So many of us are searching for ways to improve the world we live in. For most people, an element of that is reducing their carbon footprint. Every trip you make, every item you buy, and every bit of energy you use can contribute to your carbon footprint.
Here are five ideas for reducing yours if you want to help the planet:
If you’re used to traveling by car, know that your carbon footprint will be higher than if you used a different form of transport. You’re operating your own vehicle, which comes at a cost for the planet.
Where possible, carpool. Share a journey with someone else, so there’s one less car on the road. Even better, stick to public transport and travel by train or by bus.
Going a step further, it might be time to invest in an electric car. These have zero emissions at the point of use, so they’re better for people that want the convenience of their own private transport.
For short trips, never forget your own incredible leg power. Get where you need to go by walking or cycling and do even more for Planet Earth.
Recycling and reusing are great ways to reduce your carbon footprint. The more items you can reuse, the less you need to buy new. You’ll help to reduce demand for items, so they’ll not be made in such high quantities.
Before you throw something away, decide if you can repurpose it. If there’s no sensible way to reuse it, check if it can be recycled.
Make things as easy as possible. Many people don’t recycle as much as they should, but it’s not because they’re unable to. Recycling seems inconvenient, and it’s easier to throw things in the bin. Buy a full set of recycling bins for your house, and label them clearly.
With clearly labelled recycling bins, just as accessible as your regular bin, you’re making sure that recycling is as effortless as throwing things away.
Time yourself in the shower. Even in cold weather, make your shower as quickly as you possibly can.
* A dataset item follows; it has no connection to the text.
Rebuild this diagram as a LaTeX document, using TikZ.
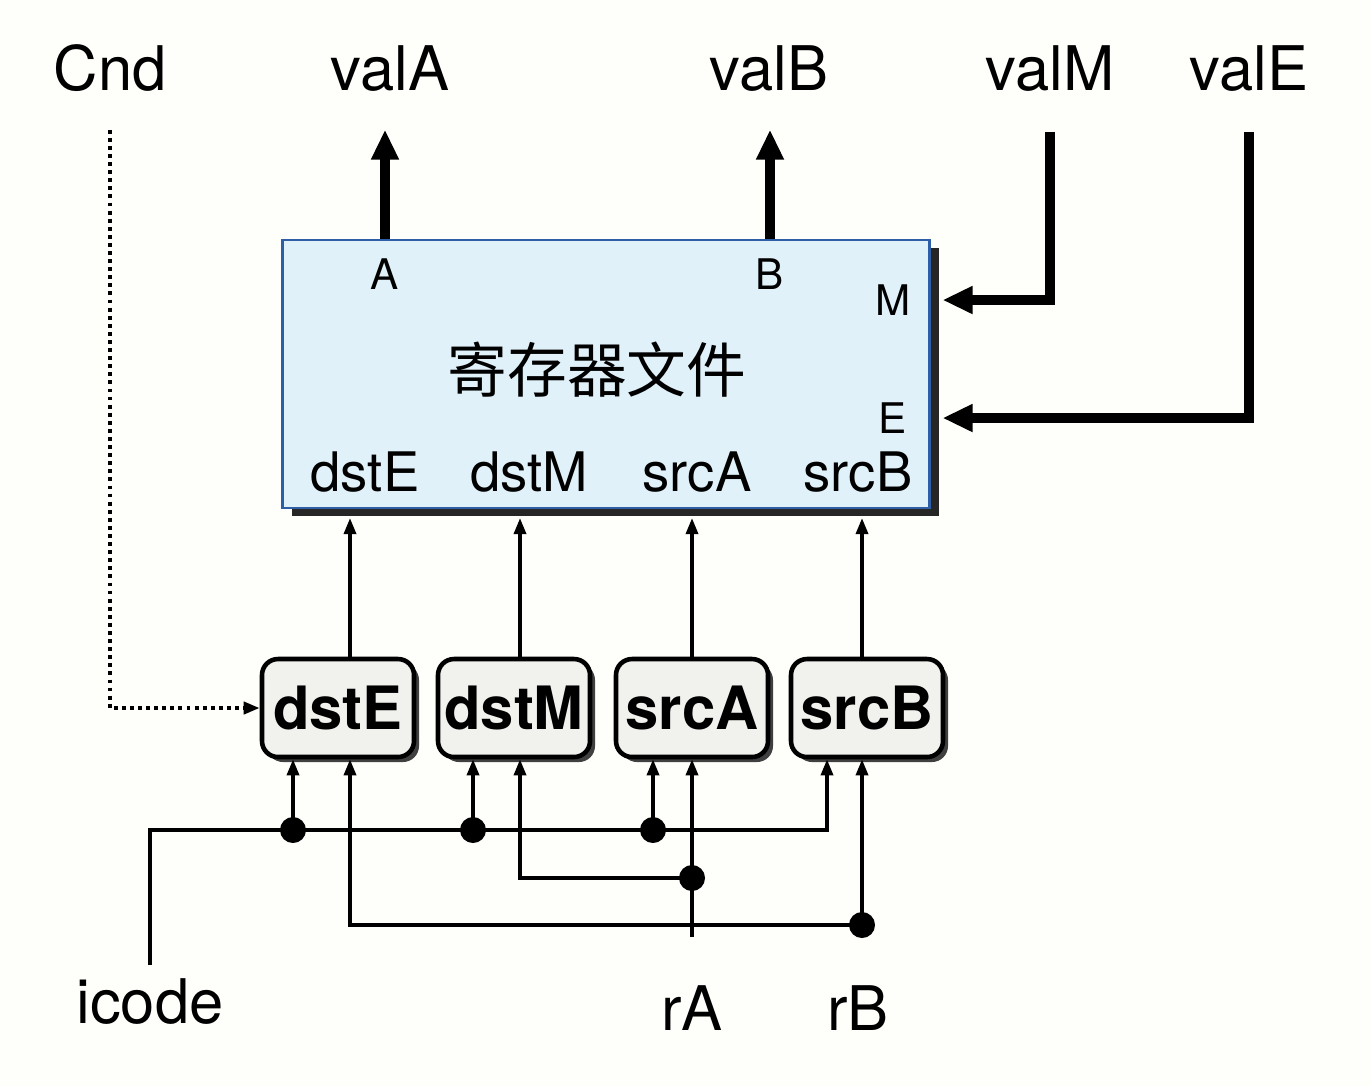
\documentclass[tikz,border=0pt]{standalone}
\usepackage{fontspec}
\setmainfont{TeX Gyre Heros}
\newfontfamily\cjk{Noto Sans CJK SC}
\usetikzlibrary{arrows.meta,shadows}
\definecolor{pagebg}{HTML}{FEFEFA}
\definecolor{rffill}{HTML}{E0F1FA}
\definecolor{rfedge}{HTML}{2E5EA6}
\definecolor{selfill}{HTML}{F1F1EE}

\begin{document}
\begin{tikzpicture}[x=0.1mm, y=-0.1mm,
    lbl/.style={font=\fontsize{17.5}{20}\selectfont, inner sep=0pt, anchor=base},
    port/.style={font=\fontsize{15.5}{18}\selectfont, inner sep=0pt},
    pin/.style={font=\fontsize{12}{14}\selectfont, inner sep=0pt},
    regfile/.style={draw=rfedge, line width=0.6pt, fill=rffill,
                    minimum width=64.7mm, minimum height=26.8mm,
                    drop shadow={shadow xshift=0.9mm, shadow yshift=-0.8mm, fill=black!85, opacity=1}},
    selbox/.style={draw, line width=1.3pt, rounded corners=1.6mm, fill=selfill,
                   minimum width=15.2mm, minimum height=9.8mm, inner sep=1pt,
                   font=\bfseries\fontsize{17}{20}\selectfont,
                   drop shadow={shadow xshift=0.5mm, shadow yshift=-0.5mm, fill=black!75, opacity=1}},
    bus/.style={line width=3pt, -{Triangle[length=3mm, width=2.6mm]}},
    wire/.style={line width=0.95pt, -{Triangle[length=1.6mm, width=1.2mm]}},
    ctl/.style={line width=1.1pt, dash pattern=on 1.1pt off 1.2pt, -{Triangle[length=1.6mm, width=1.2mm]}},
    dot/.style={circle, fill, inner sep=0pt, minimum size=2.6mm},
]
  \fill[pagebg] (0,0) rectangle (1371,1086);
  \useasboundingbox (0,0) rectangle (1371,1086);

  % register file
  \node[regfile] (rf) at (606,374) {};
  \node[font=\cjk\fontsize{17}{20}\selectfont] (rfname) at (597,370) {寄存器文件};
  \node[pin] (pA) at (385,274) {A};
  \node[pin] (pB) at (770,274) {B};
  \node[pin] (pM) at (893,300) {M};
  \node[pin] (pE) at (893,418) {E};
  \node[port] (pdstE) at (365,472) {dstE};
  \node[port] (pdstM) at (529,472) {dstM};
  \node[port] (psrcA) at (697,472) {srcA};
  \node[port] (psrcB) at (858,472) {srcB};

  % top signals
  \node[lbl] (Cnd)  at (110,90)  {Cnd};
  \node[lbl] (valA) at (390,90)  {valA};
  \node[lbl] (valB) at (769,90)  {valB};
  \node[lbl] (valM) at (1050,90) {valM};
  \node[lbl] (valE) at (1249,90) {valE};

  \draw[bus, shorten >=3.8mm] (pA |- rf.north) -- (pA |- valA.south);
  \draw[bus, shorten >=3.8mm] (pB |- rf.north) -- (pB |- valB.south);
  \draw[bus, shorten <=4mm, shorten >=1.2mm] (valM.south) |- (pM -| rf.east);
  \draw[bus, shorten <=4mm, shorten >=1.2mm] (valE.south) |- (pE -| rf.east);

  % register id logic
  \node[selbox] (sE) at (338,708) {dstE};
  \node[selbox] (sM) at (514,708) {dstM};
  \node[selbox] (sA) at (692,708) {srcA};
  \node[selbox] (sB) at (867,708) {srcB};

  \coordinate (cE) at (350,0);
  \coordinate (cM) at (520,0);
  \coordinate (cA) at (692,0);
  \coordinate (cB) at (862,0);
  \coordinate (tB) at (827,0);

  \foreach \s/\c in {sE/cE, sM/cM, sA/cA, sB/cB}
    \draw[wire, shorten >=0.9mm] (\s.north -| \c) -- (\c |- rf.south);

  \draw[ctl, shorten <=3.8mm] (Cnd.south) |- (sE.west);

  % bottom inputs
  \node[lbl] (icode) at (150,1023) {icode};
  \node[lbl] (rA) at (692,1030) {rA};
  \node[lbl] (rB) at (858,1030) {rB};

  \node[dot] (jE) at (293,830) {};
  \node[dot] (jM) at (473,830) {};
  \node[dot] (jA) at (653,830) {};
  \node[dot] (jrA) at (692,878) {};
  \node[dot] (jrB) at (862,925) {};

  \draw[wire, shorten <=1.2mm] (icode.north) |- (jE.center) -- (jM.center) -- (jA.center) -| (tB |- sB.south);
  \foreach \j in {jE, jM, jA}
    \draw[wire] (\j.center) -- (\j |- sE.south);

  \draw[wire, shorten <=4.7mm] (rA.north) -- (cA |- sA.south);
  \draw[wire] (jrA.center) -| (cM |- sM.south);
  \draw[wire, shorten <=4.7mm] (rB.north -| cB) -- (cB |- sB.south);
  \draw[wire] (jrB.center) -| (cE |- sE.south);
\end{tikzpicture}
\end{document}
Saving water helps the planet in more ways than one.
You can conserve water by turning it off when you’re shaving or brushing your teeth and only washing dishes (by hand or dishwasher) when you’ve used up everything you can.
There are other ways to conserve water, though you can take this as far as you want. People that live alone (and even some that don’t!) might be comfortable flushing their toilet-less often.
Food grown locally hasn’t been transported across the country or over the sea. It hasn’t spent time in large trucks on motorways or on a plane that’s flown it in from elsewhere.
Buying local food will reduce your carbon footprint but also helps the local economy. It’s an easy way to support local families and the community you live in.
Buying local food can be time-consuming and might be a bit more expensive, but if you have the time and money available, then there are lots of benefits to doing this.
There are many problems with buying new clothes. As well as increasing your carbon footprint, this action encourages the continued use of sweatshops. Cheap clothes don’t last long, but they’re made by underpaid and overworked factory workers and may be part of modern slavery.
Where possible, buy second-hand clothes. There are many websites that make this easy, as well as local charity shops. This is a great way to buy interesting items that you wouldn’t find in any local shops. Buying second hand is especially useful if you’re raising small children, as they often damage the clothes they wear or grow out of them incredibly quickly.
Reducing your carbon footprint requires a few small changes, but rarely anything so big and daunting that the average household can’t make a difference.